If you also learned that JEAL was born in 1798 and Caroline in 1805, you’d also know that neither of them had firsthand knowledge of the compositional facts they claim. Given what we know from #1 and #2, is it not obvious that the source for this info were their own parents, James and Mary Lloyd?

So, with that background, why in the world would any reasonably skeptical person accept as true hearsay testimony provided to their son and daughter by James Austen and Mary Lloyd Austen, the two people who were obviously, culpably depicted in S&S?

And it happens that JEAL and his sister Caroline are the sole sources for the currently universal belief that S&S began as an epistolary novel 14 years before S&S was published, entitled Elinor and Marianne.


#4: I have one more large point to make. Do you find it odd, as I do, that, according to JEAL, JA wrote First Impressions and (objective fact) submitted it for publication in Nov. 1797; and then wrote Susan in 1798 and (objective fact) submitted it for publication in 1803; and yet why would it be that JA supposedly wrote Elinor & Marianne in between in 1797 and yet never submitted it for publication?

So I ask you another question-- what plausible motivation could the children of James and Mary Austen have had to make a point of claiming that the original version of S&S was composed by JA in 1797? Would they have had any motivation you can see to invent such a family memory with such chronological specificity?

I think the motivation must now be painfully obvious --- if the story of S&S dated from before late 1800; and if, as JEAL wrote, “a good deal of this earlier production was been retained” in the final version of S&S published in 1811, then the tale of what happened to the Dashwood women must not have been based on what occurred at Steventon when the Austens relocated to Bath in 1800-1801!

And that brings me to the climactic, ironic portion of this post, in which I will now show you how Richard Arthur Austen-Leigh and William Austen-Leigh, two of  JEAL’s descendants, in 1911, in writing Jane Austen: A Family Record , made the following acute observations regarding the transition from Elinor and Marianne to Sense and Sensibility, observations which have been largely ignored by Austen scholars for over a century now:

“We know that [Elinor and Marianne] was read aloud, but no details have come down to us, and it is difficult to guess between whom the letters can have passed, for in the novel [S&S] Elinor and Marianne are never parted, even for a single day. It seems therefore as if the alterations subsequently made must have been radical; and the difficulty and labour which such a complete transformation would involve make the author's unfavourable judgment on her own earlier method of writing all the stronger. If she decided against using letters as a vehicle for story-telling in the future, it seems all the more probable that the only other instance of her use of this style was at least as early as the date we have now reached.”

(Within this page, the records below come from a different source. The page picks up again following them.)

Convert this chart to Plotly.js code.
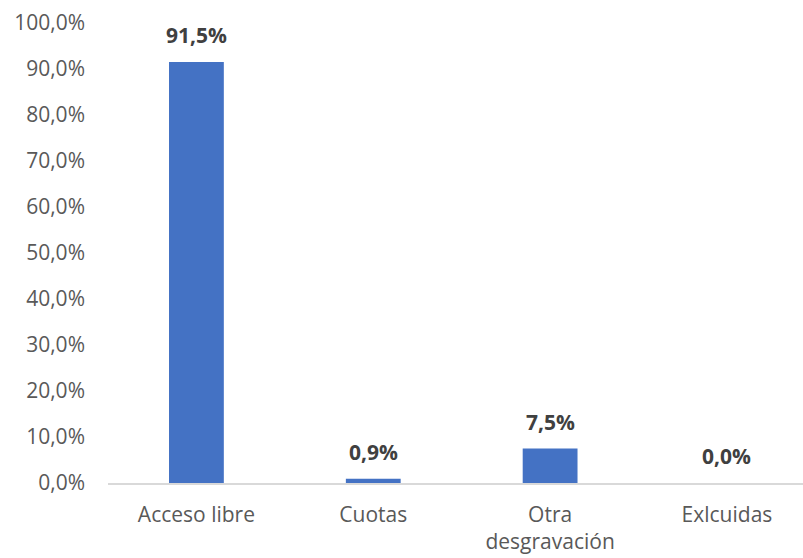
<!DOCTYPE html>
<html>
<head>
<meta charset="utf-8">
<script src="https://cdn.plot.ly/plotly-3.0.1.min.js"></script>
<style>html,body{margin:0;padding:0;background:#fff}#chart{width:803px;height:558px}</style>
</head>
<body>
<div id="chart"></div>
<script>
const categories = ["Acceso libre", "Cuotas", "Otra<br>desgravación", "Exlcuidas"];
const values = [91.5, 0.9, 7.5, 0.0];
const tickValues = [0, 10, 20, 30, 40, 50, 60, 70, 80, 90, 100];
const tickLabels = tickValues.map(v => v.toFixed(1).replace(".", ",") + "%");

const fontFamily = "Open Sans, Noto Sans, sans-serif";
const fs = 21;

const annotations = categories.map((c, i) => ({
  x: c, y: values[i], xref: "x", yref: "y",
  text: "<b>" + values[i].toFixed(1).replace(".", ",") + "%</b>",
  showarrow: false, yanchor: "middle", yshift: 27,
  font: {family: fontFamily, size: fs, color: "#404040"}
}));

Plotly.newPlot("chart", [{
  type: "bar",
  x: categories,
  y: values,
  width: 0.31,
  marker: {color: "#4472C4"},
  hoverinfo: "none"
}], {
  width: 803, height: 558,
  margin: {l: 108, r: 0, t: 23, b: 75, pad: 0},
  paper_bgcolor: "#fff", plot_bgcolor: "#fff",
  showlegend: false,
  font: {family: fontFamily, size: fs, color: "#595959"},
  xaxis: {
    type: "category",
    range: [-0.5, 3.43],
    showgrid: false, zeroline: false,
    showline: true, linecolor: "#d9d9d9", linewidth: 1.5,
    ticks: "", ticklabelstandoff: 12,
    tickfont: {family: fontFamily, size: fs, color: "#595959"},
    fixedrange: true
  },
  yaxis: {
    range: [0, 100],
    tickmode: "array",
    tickvals: tickValues,
    ticktext: tickLabels,
    showgrid: false, zeroline: false, showline: false,
    ticks: "", ticklabelstandoff: 22,
    tickfont: {family: fontFamily, size: fs, color: "#595959"},
    fixedrange: true
  },
  annotations: annotations
}, {displayModeBar: false, staticPlot: true});
</script>
</body>
</html>
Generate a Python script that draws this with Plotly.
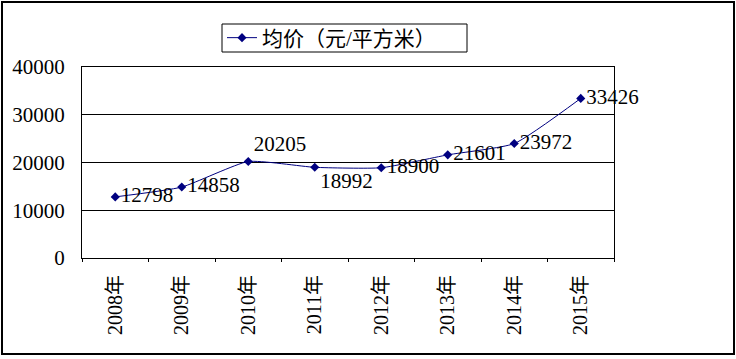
import plotly.graph_objects as go

years = ["2008年", "2009年", "2010年", "2011年", "2012年", "2013年", "2014年", "2015年"]
prices = [12798, 14858, 20205, 18992, 18900, 21601, 23972, 33426]
series_name = "均价（元/平方米）"
y_ticks = [0, 10000, 20000, 30000, 40000]

label_pos = ["middle right", "middle right", "top right", "bottom right",
             "middle right", "middle right", "middle right", "middle right"]

W, H = 736, 359
L, R, T, B = 82, 614, 67, 258
pw, ph = R - L, B - T

font_fam = "Liberation Serif, Noto Sans CJK SC, serif"

fig = go.Figure()
fig.add_trace(go.Scatter(
    x=years, y=prices, mode="lines+markers+text", name=series_name,
    line=dict(color="#000080", width=1, shape="spline", smoothing=0.5),
    marker=dict(symbol="diamond", size=7, color="#000080"),
    text=[str(v) for v in prices], textposition=label_pos,
    textfont=dict(family=font_fam, size=21, color="black"),
    cliponaxis=False,
))

def px_x(x):
    return (x - L) / pw

def px_y(y):
    return (B - y) / ph

fig.update_layout(
    width=W, height=H,
    margin=dict(l=L, r=W - R, t=T, b=H - B),
    paper_bgcolor="white", plot_bgcolor="white",
    showlegend=True,
    legend=dict(x=px_x(222), y=px_y(38), xanchor="left", yanchor="middle",
                borderwidth=0, bgcolor="rgba(0,0,0,0)",
                font=dict(family=font_fam, size=21, color="black"),
                itemwidth=30, tracegroupgap=0),
    xaxis=dict(type="category", showgrid=False, showline=True, linecolor="black",
               linewidth=1, mirror=True, ticks="outside", tickson="boundaries",
               ticklen=3, tickcolor="black", tickangle=-90,
               tickfont=dict(family=font_fam, size=20, color="black"),
               ticklabelstandoff=8,
               range=[-0.5, 7.5]),
    yaxis=dict(range=[0, 40000], tickvals=y_ticks, ticktext=[str(v) for v in y_ticks],
               showgrid=True, gridcolor="black", gridwidth=1,
               showline=True, linecolor="black", linewidth=1, mirror=True,
               ticks="", tickfont=dict(family=font_fam, size=21, color="black"),
               ticklabelstandoff=12,
               zeroline=False),
    shapes=[
        dict(type="rect", xref="paper", yref="paper",
             x0=px_x(2), x1=px_x(734), y0=px_y(354), y1=px_y(2),
             line=dict(color="black", width=2), layer="below"),
        dict(type="rect", xref="paper", yref="paper",
             x0=px_x(222), x1=px_x(467), y0=px_y(52), y1=px_y(24),
             line=dict(color="black", width=1), layer="below"),
    ],
)

fig.write_html("out.html")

Indeed, not only are Elinor and Marianne never separated during the chronology of the novel, neither of them has any close friendship or familial relationship with anyone else living somewhere else (e.g., a friend in the neighborhood of Norland, or a new friend made while living at Barton Cottage), with whom they would have corresponded. And the fact that Elinor and Marianne are never separated during the novel isn’t an incidental fact – it is the core of the novel’s structure. So “radical alteration” and “complete transformation” almost seem inadequate. If Elinor and Marianne was written, and did involve the same characters with the same personalities, then the action must have been completely different from start to finish, since so many of the scenes of the novel involve Marianne and Elinor in conversation, both alone and also in company with others.  It would be as if JA loved the characters so much, that even after scrapping her original story, she for some reason decided to completely start from scratch and give them a whole new fictional world to exist in, during her supposed revision into S&S.

Or maybe, applying Occam’s Razor, which did not occur to RAAL to do, perhaps there never was an Elinor and Marianne; or, if there was, it was written after 1801.  Either way, it is simply not tenable to claim that Jane Austen did not utterly skewer her brother James and his wife Mary in the characters of John and Fanny Dashwood, equating them, with her literary skill, to the likes of Goneril and Ragan in King Lear.

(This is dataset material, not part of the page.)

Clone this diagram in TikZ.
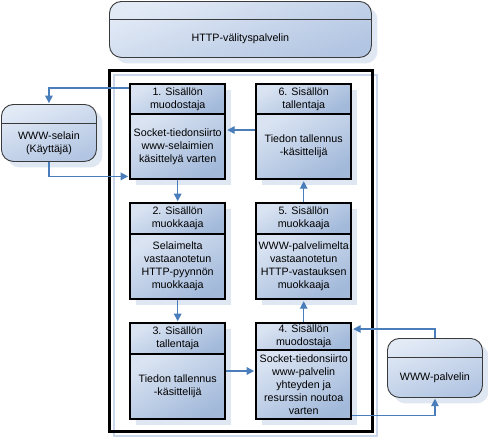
\documentclass[tikz,border=0pt]{standalone}
\usepackage{fontspec}
\setmainfont{Liberation Sans}
\usetikzlibrary{arrows.meta,calc,shadows}
\definecolor{boxtop}{HTML}{D9E3F2}
\definecolor{boxbot}{HTML}{A2B9DA}
\definecolor{rtop}{HTML}{E2EAF6}
\definecolor{rbot}{HTML}{B2C5E2}
\definecolor{shadowc}{HTML}{DFE7F2}
\definecolor{shadowln}{HTML}{CBD8EC}
\definecolor{conncol}{HTML}{4A7EBB}
\definecolor{rboxedge}{HTML}{3A3A3A}
\begin{document}
\begin{tikzpicture}[x=1pt,y=-1pt,
  every node/.style={font=\fontsize{10.7}{13}\selectfont, align=center, inner sep=1pt},
  part/.style={draw=black, line width=2.4pt, top color=boxtop, bottom color=boxbot,
    shading angle=30, minimum width=95pt, anchor=north west,
    drop shadow={shadow xshift=6pt,shadow yshift=-6pt,fill=shadowc,opacity=1}},
  hpart/.style={part, minimum height=30pt},
  bpart/.style={part, minimum height=65pt},
  rbox/.style={draw=rboxedge, line width=0.9pt, rounded corners=12pt,
    top color=rtop, bottom color=rbot, shading angle=20, anchor=north west,
    drop shadow={shadow xshift=6pt,shadow yshift=-6pt,fill=shadowc,opacity=1}},
  divider/.style={draw=rboxedge, line width=0.9pt},
  conn/.style={draw=conncol, line width=1.4pt, shorten >=0.8pt,
    -{Triangle[length=7.5pt,width=7.5pt]}},
]
\useasboundingbox (0,0) rectangle (488,439);

% top proxy box
\node[rbox, minimum width=262pt, minimum height=56pt] (proxy) at (109,1) {};
\draw[divider] ($(proxy.north west)+(0,18)$) -- ($(proxy.north east)+(0,18)$);
\node (proxytxt) at ($(proxy.south)+(0,-19)$) {HTTP-välityspalvelin};

% frame with its outline shadow
\draw[shadowln, line width=2pt] (114,75) rectangle (377,436);
\node[draw=black, line width=3pt, minimum width=263pt, minimum height=361pt,
  anchor=north west, inner sep=0pt] (frame) at (108,69) {};

% process boxes
\node[hpart] (h1) at (129,83) {1. Sisällön\\muodostaja};
\node[bpart] (b1) at (129,113) {Socket-tiedonsiirto\\www-selaimien\\käsittelyä varten};
\node[hpart] (h6) at (255,83) {6. Sisällön\\tallentaja};
\node[bpart] (b6) at (255,113) {Tiedon tallennus\\-käsittelijä};
\node[hpart, minimum height=31pt] (h2) at (129,202) {2. Sisällön\\muokkaaja};
\node[bpart] (b2) at (129,233) {Selaimelta\\vastaanotetun\\HTTP-pyynnön\\muokkaaja};
\node[hpart, minimum height=31pt] (h5) at (255,202) {5. Sisällön\\muokkaaja};
\node[bpart] (b5) at (255,233) {WWW-palvelimelta\\vastaanotetun\\HTTP-vastauksen\\muokkaaja};
\node[hpart, minimum height=31pt] (h3) at (129,322) {3. Sisällön\\tallentaja};
\node[bpart] (b3) at (129,353) {Tiedon tallennus\\-käsittelijä};
\node[hpart, minimum height=27pt] (h4) at (255,322) {4. Sisällön\\muodostaja};
\node[bpart, minimum height=69pt] (b4) at (255,349) {Socket-tiedonsiirto\\www-palvelin\\yhteyden ja\\resurssin noutoa\\varten};

% browser
\node[rbox, minimum width=95pt, minimum height=57pt] (web) at (1,104) {};
\draw[divider] ($(web.north west)+(0,19)$) -- ($(web.north east)+(0,19)$);
\node (webtxt) at ($(web.south)+(0,-19)$) {WWW-selain\\(Käyttäjä)};

% server
\node[rbox, minimum width=95pt, minimum height=59pt] (srv) at (387,338) {};
\draw[divider] ($(srv.north west)+(0,19)$) -- ($(srv.north east)+(0,19)$);
\node (srvtxt) at ($(srv.south)+(0,-20)$) {WWW-palvelin};

% connectors
\draw[conn] ($(h1.north west)+(0,5)$) -| (web.north);
\draw[conn] (web.south) |- ($(b1.south west)+(0,-4)$);
\draw[conn] ($(b6.north west)+(0,17)$) -- ($(b1.north east)+(0,17)$);
\draw[conn] (b1.south) -- (h2.north);
\draw[conn] (b2.south) -- (h3.north);
\draw[conn] ($(b3.north east)+(0,18)$) -- ($(b4.north west)+(0,22)$);
\draw[conn] (h4.north) -- (b5.south);
\draw[conn] (h5.north) -- (b6.south);
\draw[conn] (srv.north) |- ($(h4.north east)+(0,7)$);
\draw[conn] ($(b4.south east)+(0,-5)$) -| (srv.south);
\end{tikzpicture}
\end{document}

And finally, it turns out that this wasn’t the only time that RAAL seems to have made a subtle, good faith attempt to diplomatically undo the deception foisted on the world by his ancestor JEAL, as I explained back in 2014 here: http://sharpelvessociety.blogspot.com/2014/07/how-le-faye-put-kibosh-on-jane-austens.html

So, with all of that, I hope I have at least shaken the firm belief of some of you that JEAL could be relied upon to tell the truth about the germ of the idea behind S&S. Instead, I hope you now see how JEAL perpetrated a massive coverup as to the connection of S&S to painful real life Austen family history. The last thing he was going to do was to let out to the world what JA wrote to CEA in May 1801 during the last stages of what JEAL, in the Memoir, referred to with unwitting irony as “the Removal from Steventon”, as she described the forced sale of her beloved and precious home library:

“Mr. Bent seems bent upon being very detestable, for he values the books at only 70L. The whole World is in a conspiracy to enrich one part of our family at the expence of another…”

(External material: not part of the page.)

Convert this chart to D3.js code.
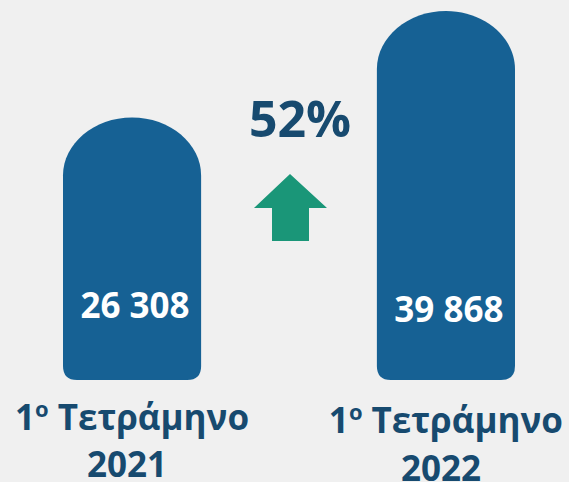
<!DOCTYPE html>
<html>
    <head>
        <style>
            body {
                margin: 0;
                background: #f0f0f0;
            }
            text {
                font-family: "Open Sans", "Noto Sans", sans-serif;
                font-weight: bold;
                text-anchor: middle;
            }
        </style>
        <script src="https://d3js.org/d3.v7.min.js"></script>
    </head>
    <body>
        <svg width="569" height="482"></svg>
        <script>
            // data
            var periods = ["1ο Τετράμηνο", "1ο Τετράμηνο"];
            var years = ["2021", "2022"];
            var values = [26308, 39868];
            var valueLabels = ["26 308", "39 868"];
            var changeLabel = "52%";

            var svg = d3.select("svg"),
                width = +svg.attr("width"),
                height = +svg.attr("height");

            var baseline = 380;

            svg.append("rect")
                .attr("width", width)
                .attr("height", height)
                .attr("fill", "#f0f0f0");

            var x = d3.scaleBand()
                .domain(years)
                .range([63, 515])
                .paddingInner(0.56);

            // the picture is not drawn to zero, bars start from a stub
            var y = d3.scaleLinear()
                .domain([0, d3.max(values)])
                .range([324, 11]);

            function barPath(x0, top, w, bottom) {
                var rx = w / 2, ry = w * 0.42, r = 14;
                var p = d3.path();
                p.moveTo(x0, top + ry);
                p.bezierCurveTo(x0, top + ry * 0.45, x0 + rx * 0.45, top, x0 + rx, top);
                p.bezierCurveTo(x0 + w - rx * 0.45, top, x0 + w, top + ry * 0.45, x0 + w, top + ry);
                p.lineTo(x0 + w, bottom - r);
                p.quadraticCurveTo(x0 + w, bottom, x0 + w - r, bottom);
                p.lineTo(x0 + r, bottom);
                p.quadraticCurveTo(x0, bottom, x0, bottom - r);
                p.closePath();
                return p.toString();
            }

            var g = svg.selectAll(".bar")
                .data(values)
                .enter()
                .append("g")
                .attr("class", "bar");

            g.append("path")
                .attr("fill", "#166194")
                .attr("d", function (d, i) {
                    return barPath(x(years[i]), y(d), x.bandwidth(), baseline);
                });

            g.append("text")
                .attr("x", function (d, i) { return x(years[i]) + x.bandwidth() / 2 + 3; })
                .attr("y", function (d, i) { return baseline - 62 + i * 4; })
                .attr("fill", "#ffffff")
                .style("font-size", "35px")
                .text(function (d, i) { return valueLabels[i]; });

            // category labels under the bars
            var lab = g.append("text")
                .attr("fill", "#174a6f")
                .style("font-size", "35px")
                .attr("x", function (d, i) { return x(years[i]) + x.bandwidth() / 2; })
                .attr("y", function (d, i) { return 430 + i * 3; });
            lab.append("tspan").text("1");
            lab.append("tspan")
                .attr("dy", -13)
                .style("font-size", "22px")
                .text("ο");
            lab.append("tspan")
                .attr("dy", 13)
                .text(function (d, i) { return " " + periods[i].slice(3); });

            g.append("text")
                .attr("fill", "#174a6f")
                .style("font-size", "35px")
                .attr("x", function (d, i) { return x(years[i]) + x.bandwidth() / 2 - 5; })
                .attr("y", function (d, i) { return 477 + i * 4; })
                .text(function (d, i) { return years[i]; });

            // growth annotation
            svg.append("text")
                .attr("x", 300)
                .attr("y", 137)
                .attr("fill", "#174a6f")
                .style("font-size", "50px")
                .text(changeLabel);

            var a = d3.path();
            a.moveTo(290, 174);
            a.lineTo(327, 208);
            a.lineTo(309, 208);
            a.lineTo(309, 241);
            a.lineTo(272, 241);
            a.lineTo(272, 208);
            a.lineTo(254, 208);
            a.closePath();
            svg.append("path")
                .attr("d", a.toString())
                .attr("fill", "#1a9678");
        </script>
    </body>
</html>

What JA surely did not foresee when she wrote those words, was that the then 3 year old James Edward Austen would in his old age, as the sexagenarian James Edward Austen-Leigh, heir of the Leigh-Perrot family fortune that bypassed the Austen women, successfully perpetuate and keep the dirty secret of that conspiracy intact and invisible to the world for over two centuries.

But some of the blame must also be laid at the door of Austen scholars during the past century, who’ve actually had the truth right there in plain sight in the first 4 chapters of S&S, in JA’s 1800-1801 letters, and, if they did their homework, also with an assist from RAAL’s observations about the ”complete transformation” that led to S&S. During the bicentennial of JA’s death, isn’t it long long overdue to strip away the cover that conceals that conspiracy?